Semien on what went down before the ejection:

“He said that’s enough a couple times, I said something else. I was about 90 feet away when I said my last word. I turned around immediately and I didn’t know. I just saw Bob running out there so.”

The umpire ejected Semien from the game, and Semien finally lost it. Melvin came back on the field and argued as well. Chad Pinder came in to play for Semien at shortstop. The team’s energy went down hill and, even though Oakland were down by just two runs, it seemed like nobody wanted to continue the game. 

Semien doesn’t blame the umpires for not seeing the white paint come up because of Reddick’s dive, but he explained why he was upset with the call:

“I don’t know where the position is supposed to be but when I’m on the field and I see a big screen at the coliseum and I see white paint come up, I think thats an RBI double or triple against Justin Verlander and that is why I was mad.”

Bob Melvin on Anderson’s injury:

“I think we got him out of there in time, he had been dealing with it all week a little bit.. I just didn’t want that thing to get any worse so hopefully he gets some treatment and is ready to go for the next start.”

Anderson’s side, his ribs, has been hurting or uncomfortable. Petit relieved Anderson who walked off the mound with the trainer after making the first out of the sixth inning.

Soria came in the ninth to close the game. Petit pitched like an Astros reliever from last night, lasting 2 2/3 innings with two strikeouts and the rest all zeros, not allowing a single run or man on base. 

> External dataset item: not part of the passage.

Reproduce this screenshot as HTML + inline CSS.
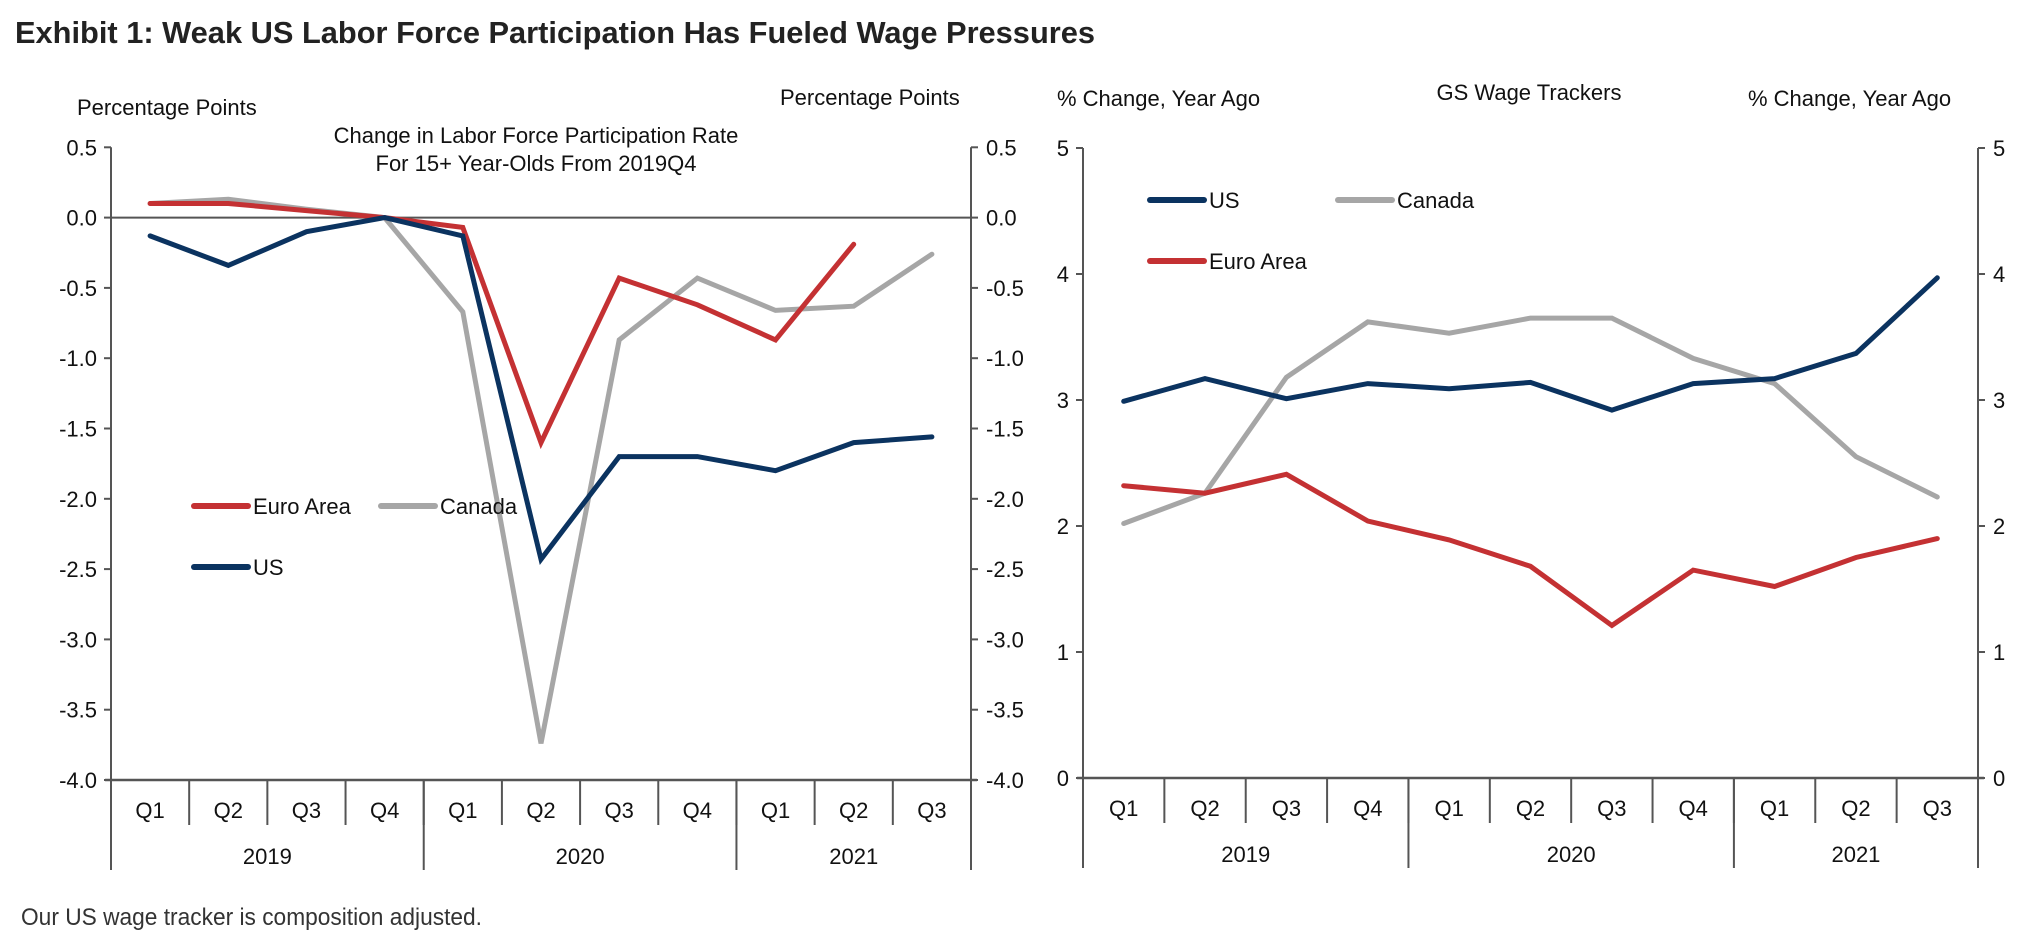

Soria (4.76 ERA) gave up a home run in the ninth inning. Reddick had a base hit and then Chirinos jacked the ball 427 feet into center-field for a two-run homer that grew the Astros lead to 5-1. Soria threw him a 92-mph fastball low in the middle of the box, and the ball was long gone as soon as it hit the bat. 

On Deck

Chris Bassitt takes on Gerrit Cole Sunday afternoon for the final game of the series. 

Notes

Justin Verlander passed Cy Young with 2809 strikeouts. … Khris Davis returned to the starting lineup, going 0-for-4 with a strikeout.